Connecting these devices presents a lot of benefits for patients, care providers and payers: more personalized and efficient care, better efficiencies and cost control, and reduced medical risks.

However, connecting these devices also presents a new type of risk. They are now exposed to the connected world and can easily be hacked, tampered with, and even disabled. This can result in leaked patient information, identity theft, blackmail, shutdowns, and possibly worse. Hacking these devices can also be used as a stepping stone to breaching an entire care provider’s network, with likely disastrous consequences for both patients and the targeted care provider.

It gets much worse when you think of implanted devices such as pacemakers, insulin pumps or deep brain stimulators; a breach here could threaten the life of patients and destroy the reputation of the device manufacturer and/or the care provider.

The healthcare industry ranks 15th in cybersecurity performance when compared to 17 other major US industries (SecurityScorecard).

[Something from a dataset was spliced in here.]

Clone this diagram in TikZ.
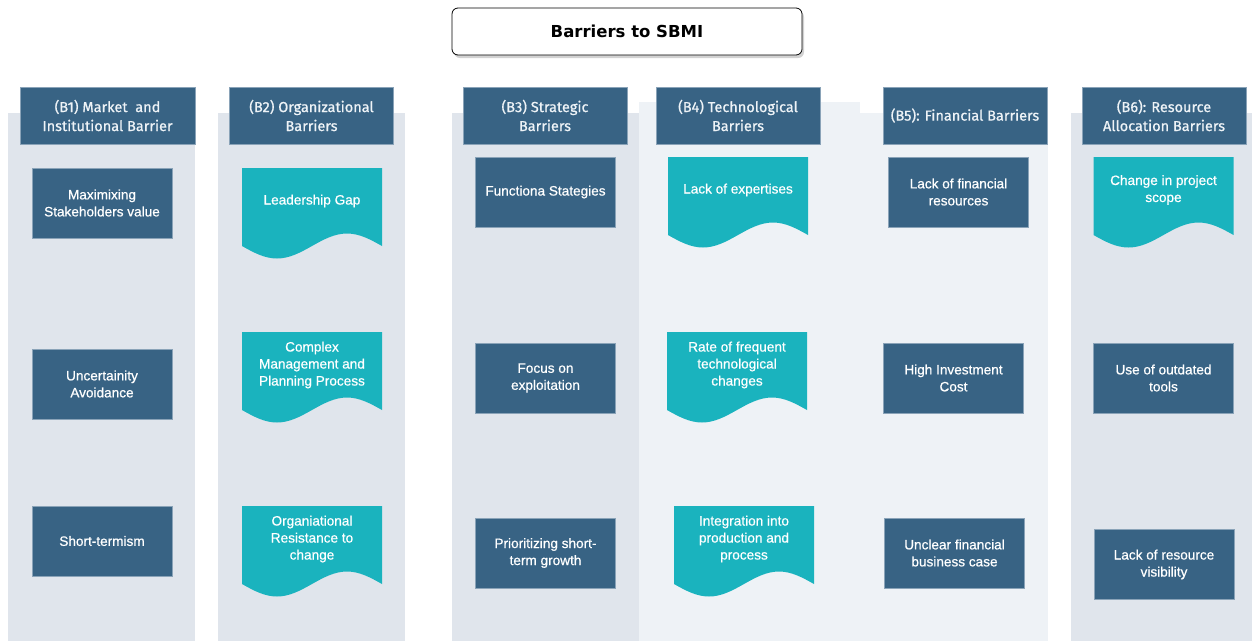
\documentclass[tikz,border=0pt]{standalone}
\usepackage{fontspec}
\setmainfont{Liberation Sans}
\newfontfamily\bodyfont[FakeBold=0.6]{Liberation Sans}
\newfontfamily\headfont[FakeBold=0.8]{Fira Sans}
\newfontfamily\titlefont{DejaVu Sans}
\usetikzlibrary{shadows}
\definecolor{panel}{HTML}{E0E5EC}
\definecolor{panellight}{HTML}{EEF2F6}
\definecolor{barblue}{HTML}{386384}
\definecolor{barline}{HTML}{8AA3B8}
\definecolor{barteal}{HTML}{1AB3BE}
\definecolor{bartext}{HTML}{EEF3F7}
\newcommand{\docbox}[4]{%
	\fill[barteal] (#2-70,#3) -- ++(140,0) -- ++(0,78) sin ++(-35,-12.5) cos ++(-35,12.5) sin ++(-35,12.5) cos ++(-35,-12.5) -- cycle;
	\node[itemtext] (#1) at (#2,#3+33) {#4};}
\begin{document}
\begin{tikzpicture}[x=1pt, y=-1pt,
	header/.style={fill=barblue, draw=barline, line width=0.8pt, text=bartext, align=center, inner sep=0pt,
		minimum width=164pt, minimum height=57pt, font=\headfont\fontsize{14.5}{19}\selectfont},
	itemtext/.style={text=white, align=center, inner sep=0pt, font=\bodyfont\fontsize{13.6}{17}\selectfont},
	item/.style={itemtext, fill=barblue, draw=barline, line width=0.6pt, minimum width=140pt, minimum height=70pt}]
	\useasboundingbox (0,0) rectangle (1252,641);
	\fill[panel] (8,113) rectangle (195,641);
	\fill[panel] (218,113) rectangle (405,641);
	\fill[panel] (452,113) rectangle (639,641);
	\fill[panellight] (639,102) rectangle (860,641);
	\fill[panellight] (860,113) rectangle (1048,641);
	\fill[panel] (1071,113) rectangle (1252,641);

	\node[draw=black, line width=0.8pt, fill=white, rounded corners=6pt, minimum width=350pt, minimum height=47pt,
		drop shadow={shadow xshift=2pt, shadow yshift=-3pt, fill=black!35}, font=\titlefont\bfseries\fontsize{16.5}{20}\selectfont]
		(title) at (627,31.5) {Barriers to SBMI};

	\node[header, minimum width=175pt] (b1) at (107.5,115.5) {(B1) Market~ and\\Institutional Barrier};
	\node[header] (b2) at (311.5,115.5) {(B2) Organizational\\Barriers};
	\node[header] (b3) at (545,115.5) {(B3) Strategic\\Barriers};
	\node[header] (b4) at (738,115.5) {(B4) Technological\\Barriers};
	\node[header] (b5) at (965,115.5) {(B5): Financial Barriers};
	\node[header] (b6) at (1164,115.5) {(B6): Resource\\Allocation Barriers};

	\node[item] (b1a) at (102,203) {Maximixing\\Stakeholders value};
	\node[item] (b1b) at (102,384) {Uncertainity\\Avoidance};
	\node[item] (b1c) at (102,541) {Short-termism};

	\docbox{b2a}{312}{168}{Leadership Gap}
	\docbox{b2b}{312}{332}{Complex\\Management and\\Planning Process}
	\docbox{b2c}{312}{506}{Organiational\\Resistance to\\change}

	\node[item] (b3a) at (545.5,192) {Functiona Stategies};
	\node[item] (b3b) at (545.5,378) {Focus on\\exploitation};
	\node[item] (b3c) at (545.5,553) {Prioritizing short-\\term growth};

	\docbox{b4a}{738}{157}{Lack of expertises}
	\docbox{b4b}{737}{332}{Rate of frequent\\technological\\changes}
	\docbox{b4c}{744}{506}{Integration into\\production and\\process}

	\node[item] (b5a) at (958.5,192) {Lack of financial\\resources};
	\node[item] (b5b) at (953.5,378) {High Investment\\Cost};
	\node[item] (b5c) at (954.5,553) {Unclear financial\\business case};

	\docbox{b6a}{1163.5}{157}{Change in project\\scope}
	\node[item] (b6b) at (1163.5,378) {Use of outdated\\tools};
	\node[item] (b6c) at (1164,564.5) {Lack of resource\\visibility};
\end{tikzpicture}
\end{document}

This is a grim statistic when so much is on the line, but the healthcare industry – like many industries reinventing themselves in a tech age – struggle with the same basic question: how can you block what you can’t see? Most organizations don’t realize they’ve been infiltrated, and by the time they do, their data, patients and devices are already under siege. Fundamentally it’s not about IF you’re hacked … it’s about what you do WHEN you’re attacked.

We are entering a new era where the security paradigm is very different from what it used to be. What we now need is a comprehensive security strategy including the monitoring and protection of all connected devices (medical, IT and mobile) from within the device itself, in addition to the traditional protection of the network.

To reach peak efficiency, this strategy also requires the quick collective learnings of all new security threats, as opposed to relying on the limited awareness and isolated knowledge of a single IT department. In today’s connected world, cybersecurity needs to be aggressive, global, and more proactive than reactive.

This is where the IBM and Irdeto partnership is groundbreaking and so impactful to the healthcare community. It provides an unrivalled solution to enable this strategy and solve a major industry problem.

IBM’s integrated and intelligent security Immune System provides monitoring and protection for IT equipment, networks and end-points, and is now augmented by Irdeto’s ability to monitor and secure medical devices and applications. The combined expertise allows for the immediate quarantine of targeted and potentially compromised devices and applications, and for the global reporting and prevention of new threats to all IBM and Irdeto customers. Additionally, once vulnerabilities are identified, security fixes are deployed quickly and efficiently, through Irdeto’s underlying Cloakware technology and IBM’s BigFix solution.

With the addition of this proven technology – already deployed in more than 5 billion devices and applications – medical devices are now more secure than ever, the risks from a hacked device – if any – vastly reduced, the safety of patients and their data secured, and revenues and reputation of healthcare organizations preserved.